The Road To Sierra Leone Is Mostly Dirt Road

Over the past 32 days on the road, we’ve been extorted, delayed at borders, gotten shitty treatment at hotels, and yet nothing has angered me more on this trip than the state of the highways (if one can even call them that) since we left Abidjan, Cote d’Ivoire.

Getting into Liberia was a nightmare. And from the minute we got in, we started to brace ourselves for the roads leading to Sierra Leone. ‘It’s bad but not too bad’ was the summary of reports we had gotten on them — but we had heard that before and the last time ‘not-too-bad’ had turned out to be unmotorable.

As we hit the first stretch of dirt road leading into Sierra Leone, I suddenly got very angry. I got angry at every single person who put a stamp on our passport or waved us through when we attempted to cross the Gbinta border into Liberia when they knew the state of the road.

I’m even angrier at the Liberian president who’s indulging in antics like this when there are literally no good roads into Liberia.

Then there’s the Sierra Leonean president who’s giving TED talks about his ‘vision for the future of Sierra Leone’ when the only road connecting his country to Liberia looks like this. In 20 fucking 19. 

The road from the Jendema border into Freetown for the first hour is just as bad as what we came across from Yekepa to Monrovia in Liberia. Black got stuck in the mud overnight and we all had to sleep in it. If at any point it suddenly started raining cats and dogs, we’d have been screwed. What’s even worse is that we’ve been told to expect the same thing on our way to Conakry, Guinea.

What’s going on between Liberia and Sierra Leone 

Given the state of the roads and the fact that what made up a border since we left Abidjan, Ivory Coast are mangled ropes tied to two poles, I’m going to go out on a limb and guess the state of foreign affairs between these countries is probably great and trade relations must be nonexistent.

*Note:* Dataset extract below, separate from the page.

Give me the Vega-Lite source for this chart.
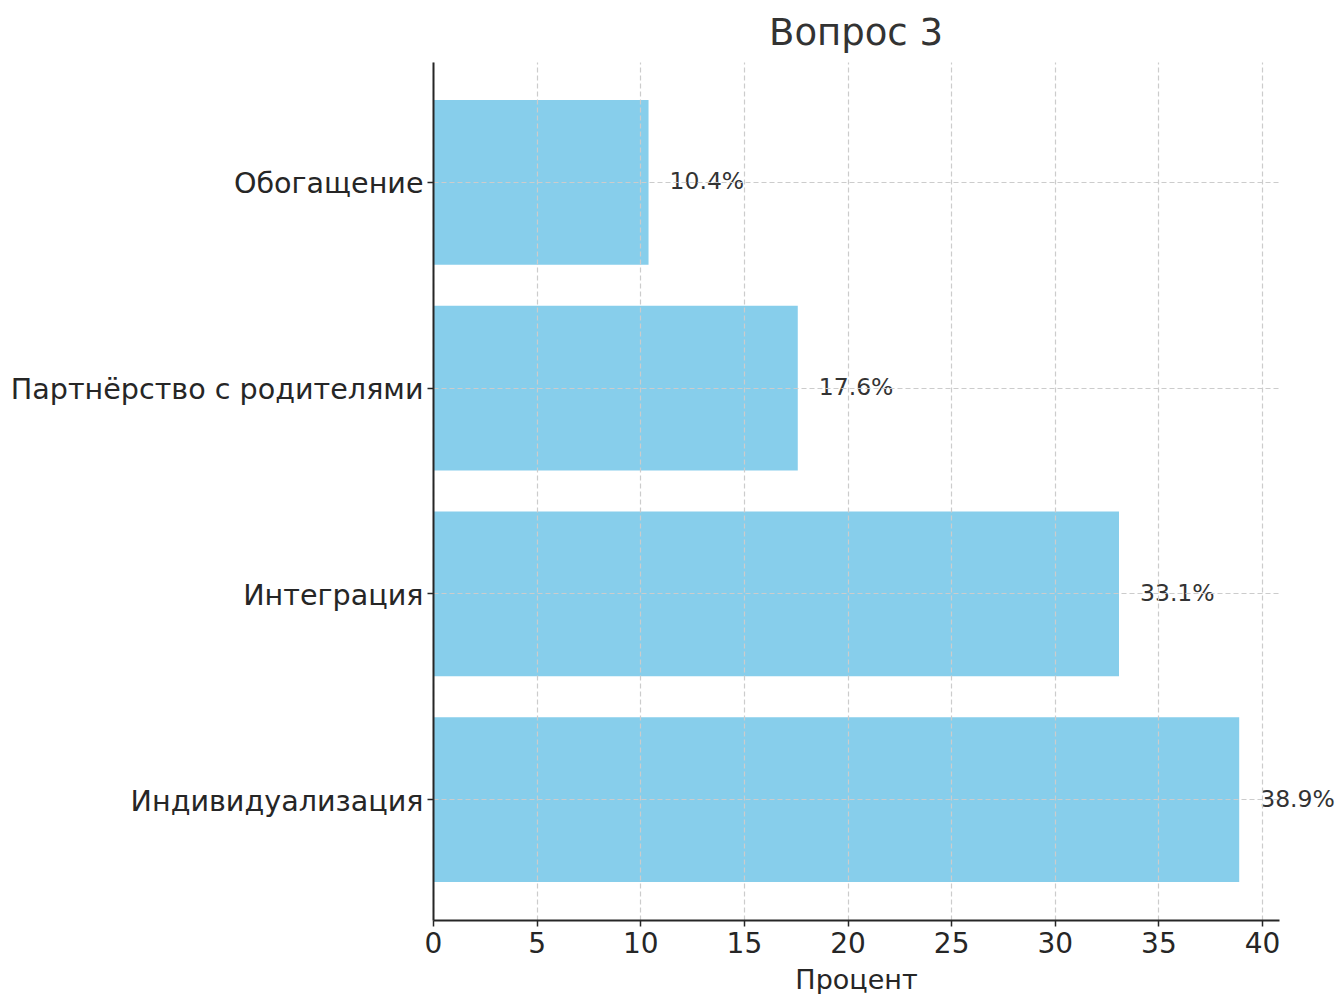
{
  "$schema": "https://vega.github.io/schema/vega-lite/v6.json",
  "autosize": "none",
  "width": 846,
  "height": 858,
  "padding": {"left": 433, "top": 62, "right": 58, "bottom": 74},
  "background": "white",
  "config": {
    "view": {"stroke": null},
    "font": "DejaVu Sans"
  },
  "title": {
    "text": "Вопрос 3",
    "fontSize": 37,
    "font": "DejaVu Sans",
    "fontWeight": "normal",
    "color": "#333333",
    "anchor": "middle",
    "offset": 9
  },
  "data": {
    "values": [
      {"category": "Индивидуализация", "value": 38.9, "label": "38.9%"},
      {"category": "Интеграция", "value": 33.1, "label": "33.1%"},
      {"category": "Партнёрство с родителями", "value": 17.6, "label": "17.6%"},
      {"category": "Обогащение", "value": 10.4, "label": "10.4%"}
    ]
  },
  "encoding": {
    "y": {
      "field": "category",
      "type": "nominal",
      "sort": ["Обогащение", "Партнёрство с родителями", "Интеграция", "Индивидуализация"],
      "scale": {"paddingInner": 0.2, "paddingOuter": 0.185},
      "axis": {
        "title": null,
        "labelFontSize": 28.6,
        "labelColor": "#262626",
        "labelPadding": 4,
        "labelOffset": 2,
        "tickSize": 6,
        "tickColor": "#262626",
        "tickWidth": 1.5,
        "domainColor": "#262626",
        "domainWidth": 2,
        "grid": true,
        "gridColor": "#cccccc",
        "gridDash": [5, 3],
        "gridWidth": 1.2,
        "bandPosition": 0.5,
        "zindex": 1,
        "labelLimit": 600
      }
    }
  },
  "layer": [
    {
      "mark": {"type": "bar", "color": "#87CEEB"},
      "encoding": {
        "x": {
          "field": "value",
          "type": "quantitative",
          "scale": {"domain": [0, 40.82], "nice": false, "zero": true},
          "axis": {
            "title": "Процент",
            "titleFontSize": 27,
            "titleFontWeight": "normal",
            "titleColor": "#262626",
            "titlePadding": 9,
            "values": [0, 5, 10, 15, 20, 25, 30, 35, 40],
            "labelFontSize": 28,
            "labelFlush": false,
            "labelColor": "#262626",
            "labelPadding": 4,
            "tickSize": 6,
            "tickColor": "#262626",
            "tickWidth": 1.5,
            "domainColor": "#262626",
            "domainWidth": 2,
            "grid": true,
            "gridColor": "#cccccc",
            "gridDash": [5, 3],
            "gridWidth": 1.2,
            "zindex": 1
          }
        }
      }
    },
    {
      "mark": {
        "type": "text",
        "align": "left",
        "baseline": "middle",
        "dx": 21,
        "fontSize": 23.5,
        "color": "#333333",
        "font": "DejaVu Sans",
        "zindex": 2
      },
      "encoding": {
        "x": {"field": "value", "type": "quantitative"},
        "text": {"field": "label", "type": "nominal"}
      }
    }
  ]
}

Aside the fact that since we left Abidjan, we’ve almost always been the only ones stamping in at borders. And that for miles after crossing the border, we’d be the only vehicle on the road, curiously in Sierra Leone, if you want to change Liberian Dollars (LD) to Leones (le), it incurs a 20 LD charge on every 100 LD. That’s about 34 naira for every 170 naira.

However, if you are changing from USD to Leones the rate is $1 to 10,000 le (I’ll come back to this in a minute) with no extra charge. I don’t know if it’s the same situation at the Liberian side of the border but it’s very odd and I can only imagine what a nightmare trade between the two counties must be like.

So far, leones is the most devalued currency we’ve come across. A fact that some of its citizens are unwilling to accept, as evidenced by a border official who argued that their currency was stronger than the Liberian Dollar. After dealing with CFAs in Francophone countries where most things are priced in thousands and tens of thousand, interacting with the leones still came as a shock. The first surprise was, of course, the exchange rate with the dollar, but we hadn’t quite wrapped our heads around it until we bought SIM cards: four SIM Cards and about two gig worth of data on all four, cost us 140000 Leones. Which is only about 5,000 naira ($14).